Stated goal:
Stop at the line containing "from bokeh.resources import INLINE": repeat exactly every line of the entries below from the first up to it, plus that line, with pictures omitted.

Provided entries:
========================================================================

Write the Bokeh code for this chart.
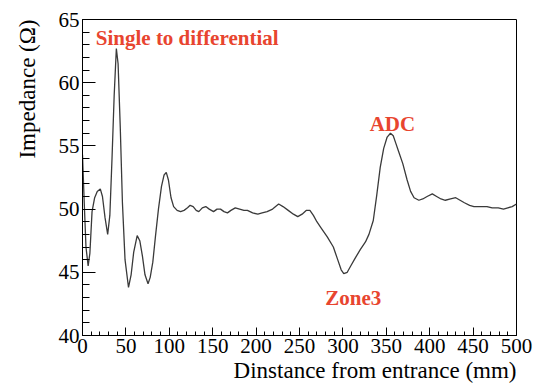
from bokeh.plotting import figure
from bokeh.models import Range1d, SingleIntervalTicker, Title, ColumnDataSource
from bokeh.core.properties import value
from bokeh.embed import file_html
from bokeh.resources import INLINE

# Distance from entrance (mm)
distance = [0, 2, 4, 6.5, 8.5, 11, 14, 17, 20.5, 23, 26, 29, 31.5, 34, 36.5, 39, 41,
            43.5, 46, 49, 53, 56, 59, 63, 66, 69, 72, 75.5, 78, 81, 84, 87.5, 91, 94,
            96.5, 99, 102, 105, 109, 113, 117, 121, 124, 127.5, 131, 134, 138, 142,
            146, 151, 155, 159, 163, 167, 171, 176, 181, 186, 190, 196, 202, 207,
            212.7, 219, 226, 231, 237, 243, 248, 253, 258, 262, 266, 270, 275, 282,
            289, 294, 298, 301, 305, 309, 314, 320, 326, 330, 335, 339, 343, 347,
            351, 354.8, 358, 361, 364, 369, 374, 378, 382, 387.5, 392, 397, 403, 408,
            413, 418, 424, 430, 435, 440, 446, 451, 458, 466, 472, 479, 485, 490,
            495, 500]
# Impedance (Ohm)
impedance = [54.3, 50.5, 47.0, 45.5, 46.5, 49.8, 50.9, 51.4, 51.6, 51.0, 49.3, 48.0,
             49.5, 54.0, 59.0, 62.7, 61.5, 56.5, 50.5, 46.0, 43.8, 44.8, 46.6, 47.9,
             47.5, 46.3, 44.8, 44.1, 44.6, 45.8, 47.8, 50.0, 51.8, 52.7, 52.9, 52.3,
             50.9, 50.2, 49.9, 49.8, 49.9, 50.1, 50.3, 50.2, 49.9, 49.8, 50.1, 50.2,
             50.0, 49.8, 50.0, 50.0, 49.8, 49.7, 49.9, 50.1, 50.0, 49.9, 49.9, 49.7,
             49.6, 49.7, 49.8, 50.0, 50.4, 50.2, 49.9, 49.6, 49.4, 49.6, 49.9, 49.9,
             49.5, 49.0, 48.5, 47.8, 47.0, 46.0, 45.2, 44.9, 45.0, 45.5, 46.1, 46.8,
             47.4, 48.0, 49.1, 51.1, 53.3, 54.8, 55.7, 56.0, 55.8, 55.2, 54.6, 53.6,
             52.3, 51.4, 50.9, 50.7, 50.8, 51.0, 51.2, 51.0, 50.8, 50.7, 50.8, 50.9,
             50.7, 50.5, 50.3, 50.2, 50.2, 50.2, 50.1, 50.1, 50.0, 50.1, 50.2, 50.4]

ann_text = ["Single to differential", "ADC", "Zone3"]
ann_x = [15.3, 357, 312]
ann_y = [63.5, 56.77, 42.93]
ann_align = ["left", "center", "center"]

x_title = "Dinstance from entrance (mm)"
y_title = "Impedance (\u03a9)"

SERIF = "Liberation Serif"

p = figure(width=534, height=387, output_backend="svg", toolbar_location=None,
           x_range=Range1d(0, 500), y_range=Range1d(40, 65),
           min_border_left=82, min_border_right=18, min_border_top=19,
           min_border_bottom=52)
p.background_fill_color = "white"
p.border_fill_color = "white"
p.outline_line_color = "black"
p.outline_line_width = 1
p.xgrid.visible = False
p.ygrid.visible = False

p.xaxis.ticker = SingleIntervalTicker(interval=50, num_minor_ticks=5)
p.yaxis.ticker = SingleIntervalTicker(interval=5, num_minor_ticks=5)
for ax in (p.xaxis, p.yaxis):
    ax.axis_line_color = "black"
    ax.major_tick_line_color = "black"
    ax.minor_tick_line_color = "black"
    ax.major_tick_out = 0
    ax.minor_tick_out = 0
    ax.major_label_text_font = SERIF
    ax.major_label_text_font_size = "21px"
    ax.major_label_text_color = "black"
p.xaxis.major_tick_in = 8
p.xaxis.minor_tick_in = 4
p.yaxis.major_tick_in = 13
p.yaxis.minor_tick_in = 7
p.xaxis.major_label_standoff = 3
p.yaxis.major_label_standoff = 3

p.line(distance, impedance, line_color="#3a3a3a", line_width=1.3)

src = ColumnDataSource(dict(x=ann_x, y=ann_y, t=ann_text, a=ann_align))
p.text(x="x", y="y", text="t", source=src, text_align="a",
       text_baseline="alphabetic", text_font=value(SERIF), text_font_style="bold",
       text_font_size="21px", text_color="#e8452f")

p.add_layout(Title(text=x_title, align="right", standoff=0, text_font=SERIF,
                   text_font_size="23px", text_font_style="normal",
                   text_color="black"), "below")
p.add_layout(Title(text=y_title, align="right", vertical_align="top", standoff=28,
                   text_font=SERIF, text_font_size="23px", text_font_style="normal",
                   text_color="black"), "left")

open("out.html", "w").write(file_html(p, INLINE))
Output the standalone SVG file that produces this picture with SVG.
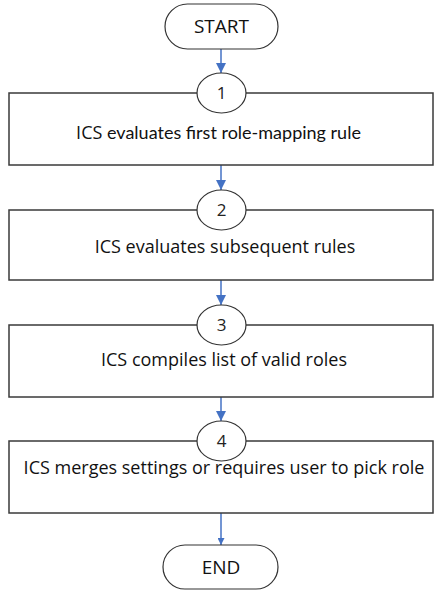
<svg xmlns="http://www.w3.org/2000/svg" width="438" height="592" viewBox="0 0 438 592">
<defs>
<style>
.box{fill:#fff;stroke:#3a3a3a;stroke-width:1.5}
.circ{fill:#fff;stroke:#333;stroke-width:1.2}
.term{fill:#fff;stroke:#333;stroke-width:1.2}
.t{font-family:"Open Sans","Liberation Sans",sans-serif;font-size:18px;fill:#111;text-anchor:middle}
.lato{font-family:Lato,"Liberation Sans",sans-serif}
.tl{font-family:"Open Sans","Liberation Sans",sans-serif;font-size:19px;fill:#111;text-anchor:middle}
.n{font-family:"Open Sans","Liberation Sans",sans-serif;font-size:17px;fill:#222;text-anchor:middle}
.c{stroke:#4472C4;stroke-width:1.5;fill:none}
</style>
<marker id="ah" viewBox="0 0 10 10" refX="10" refY="5" markerWidth="10" markerHeight="10" markerUnits="userSpaceOnUse" orient="auto">
<path d="M0,0 L10,5 L0,10 z" fill="#4472C4"/>
</marker>
<marker id="ahs" viewBox="0 0 10 10" refX="10" refY="5" markerWidth="7" markerHeight="7" markerUnits="userSpaceOnUse" orient="auto">
<path d="M0,0 L10,5 L0,10 z" fill="#4472C4"/>
</marker>
</defs>
<g id="connectors">
<line class="c" x1="221" y1="49" x2="221" y2="73" marker-end="url(#ah)"/>
<line class="c" x1="221" y1="165" x2="221" y2="190" marker-end="url(#ah)"/>
<line class="c" x1="221" y1="280" x2="221" y2="305" marker-end="url(#ah)"/>
<line class="c" x1="221" y1="397" x2="221" y2="421" marker-end="url(#ah)"/>
<line class="c" x1="221" y1="513" x2="221" y2="545" stroke-width="1.2" marker-end="url(#ahs)"/>
</g>
<g id="start">
<rect class="term" x="165" y="4" width="113" height="45" rx="22.5"/>
<text class="tl" x="221.5" y="33">START</text>
</g>
<g id="step1">
<rect class="box" x="9" y="93" width="424" height="72"/>
<ellipse class="circ" cx="221.5" cy="93" rx="24.5" ry="20"/>
<text class="n" x="221.5" y="99">1</text>
<text class="t" x="218.5" y="139">ICS <tspan class="lato">evaluates first role-mapping rule</tspan></text>
</g>
<g id="step2">
<rect class="box" x="9" y="210" width="424" height="70"/>
<ellipse class="circ" cx="221.5" cy="210" rx="24.5" ry="20"/>
<text class="n" x="221.5" y="216">2</text>
<text class="t" x="225" y="253">ICS evaluates subsequent rules</text>
</g>
<g id="step3">
<rect class="box" x="9" y="325" width="424" height="72"/>
<ellipse class="circ" cx="221.5" cy="325" rx="24.5" ry="20"/>
<text class="n" x="221.5" y="331">3</text>
<text class="t" x="224" y="366">ICS compiles list of valid roles</text>
</g>
<g id="step4">
<rect class="box" x="9" y="441" width="424" height="72"/>
<ellipse class="circ" cx="221.5" cy="441" rx="24.5" ry="20"/>
<text class="n" x="221.5" y="447">4</text>
<text class="t" x="224" y="474">ICS merges settings or requires user to pick role</text>
</g>
<g id="end">
<rect class="term" x="163" y="545" width="115" height="44" rx="22"/>
<text class="tl" x="221" y="574">END</text>
</g>
</svg>
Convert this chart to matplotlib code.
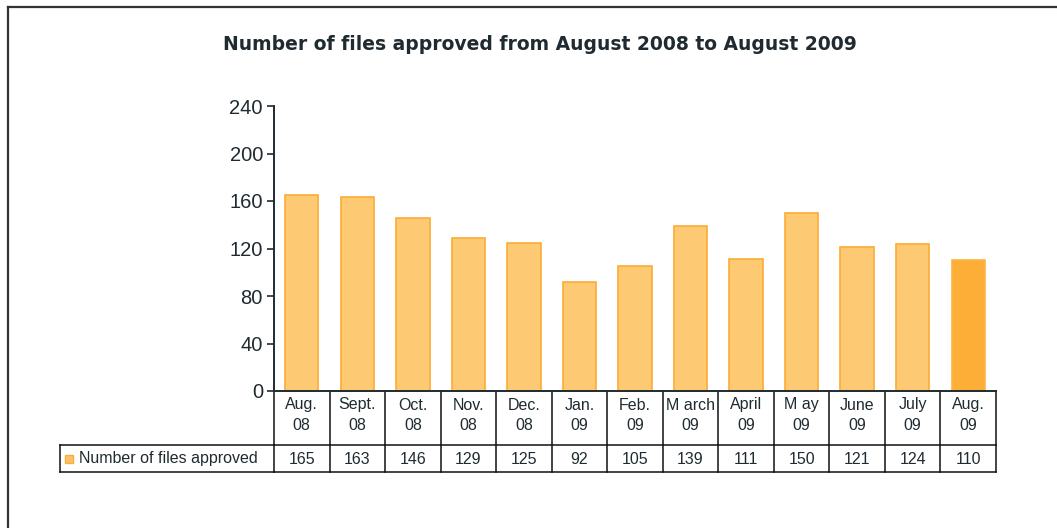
import matplotlib.pyplot as plt
from matplotlib.transforms import blended_transform_factory

# Data
months = ["Aug.", "Sept.", "Oct.", "Nov.", "Dec.", "Jan.", "Feb.", "M arch",
          "April", "M ay", "June", "July", "Aug."]
years = ["08", "08", "08", "08", "08", "09", "09", "09", "09", "09", "09", "09", "09"]
files_approved = [165, 163, 146, 129, 125, 92, 105, 139, 111, 150, 121, 124, 110]
yticks = [0, 40, 80, 120, 160, 200, 240]

plt.rcParams['font.family'] = ['Liberation Sans', 'DejaVu Sans']
text_col = "#1f2b30"
light_fill, light_edge = "#fdc972", "#fbac35"
dark_fill, dark_edge = "#fdae37", "#fdb445"

W, H = 1057, 528
fig = plt.figure(figsize=(W / 100, H / 100), dpi=100)

def fy(py):
    # pixel row from top -> figure fraction
    return 1 - py / H

def fx(px):
    return px / W

# outer frame (top and left edges only)
fig.add_artist(plt.Line2D([fx(8), 1], [fy(7), fy(7)], color="#333333", lw=1.6))
fig.add_artist(plt.Line2D([fx(8), fx(8)], [0, fy(7)], color="#333333", lw=1.6))

fig.text(fx(540), fy(45), "Number of files approved from August 2008 to August 2009",
         ha="center", va="center", fontsize=13.5, fontweight="bold", color=text_col,
         family="DejaVu Sans")

ax = fig.add_axes([fx(274), fy(391), fx(996) - fx(274), fy(106) - fy(391)])
n = len(files_approved)
colors = [light_fill] * (n - 1) + [dark_fill]
edges = [light_edge] * (n - 1) + [dark_edge]
ax.bar(range(n), files_approved, width=0.6, color=colors, edgecolor=edges, linewidth=1.2, zorder=2)

ax.set_xlim(-0.5, n - 0.5)
ax.set_ylim(0, 240)
ax.set_yticks(yticks)
ax.set_yticklabels([str(t) for t in yticks], fontsize=14.5, color=text_col)
ax.tick_params(axis="y", direction="out", length=5, width=1.2, color=text_col, pad=3)
ax.set_xticks([])
for s in ["top", "right"]:
    ax.spines[s].set_visible(False)
ax.spines["left"].set_color(text_col)
ax.spines["left"].set_linewidth(1.4)
ax.spines["bottom"].set_color(text_col)
ax.spines["bottom"].set_linewidth(1.4)

# data table under the axis
tr = blended_transform_factory(ax.transData, fig.transFigure)
y_top, y_mid, y_bot = fy(391), fy(445), fy(472)
lc = "#111111"
for i in range(n + 1):
    ax.plot([i - 0.5, i - 0.5], [y_top, y_bot], color=lc, lw=1.1, transform=tr, clip_on=False)
ax.plot([-0.5, n - 0.5], [y_mid, y_mid], color=lc, lw=1.1, transform=tr, clip_on=False)
ax.plot([-0.5, n - 0.5], [y_bot, y_bot], color=lc, lw=1.1, transform=tr, clip_on=False)
fig.add_artist(plt.Line2D([fx(60), fx(274)], [y_mid, y_mid], color=lc, lw=1.1))
fig.add_artist(plt.Line2D([fx(60), fx(274)], [y_bot, y_bot], color=lc, lw=1.1))
fig.add_artist(plt.Line2D([fx(60), fx(60)], [y_bot, y_mid], color=lc, lw=1.1))

fs = 11.5
for i in range(n):
    ax.text(i, fy(405), months[i], ha="center", va="center", fontsize=fs,
            color=text_col, transform=tr)
    ax.text(i, fy(426), years[i], ha="center", va="center", fontsize=fs,
            color=text_col, transform=tr)
    ax.text(i, fy(459), str(files_approved[i]), ha="center", va="center", fontsize=fs,
            color=text_col, transform=tr)

# legend key in the table
fig.add_artist(plt.Rectangle((fx(65), fy(463)), fx(8), 8 / H, facecolor="#fdc26a",
                             edgecolor=dark_fill, lw=1.0))
fig.text(fx(79), fy(459), "Number of files approved", ha="left", va="center",
         fontsize=fs, color=text_col)

fig.savefig("out.png", dpi=100)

========================================================================

Full solution:
Write the Bokeh code for this chart.
from bokeh.plotting import figure
from bokeh.models import Range1d, SingleIntervalTicker, Title, ColumnDataSource
from bokeh.core.properties import value
from bokeh.embed import file_html
from bokeh.resources import INLINE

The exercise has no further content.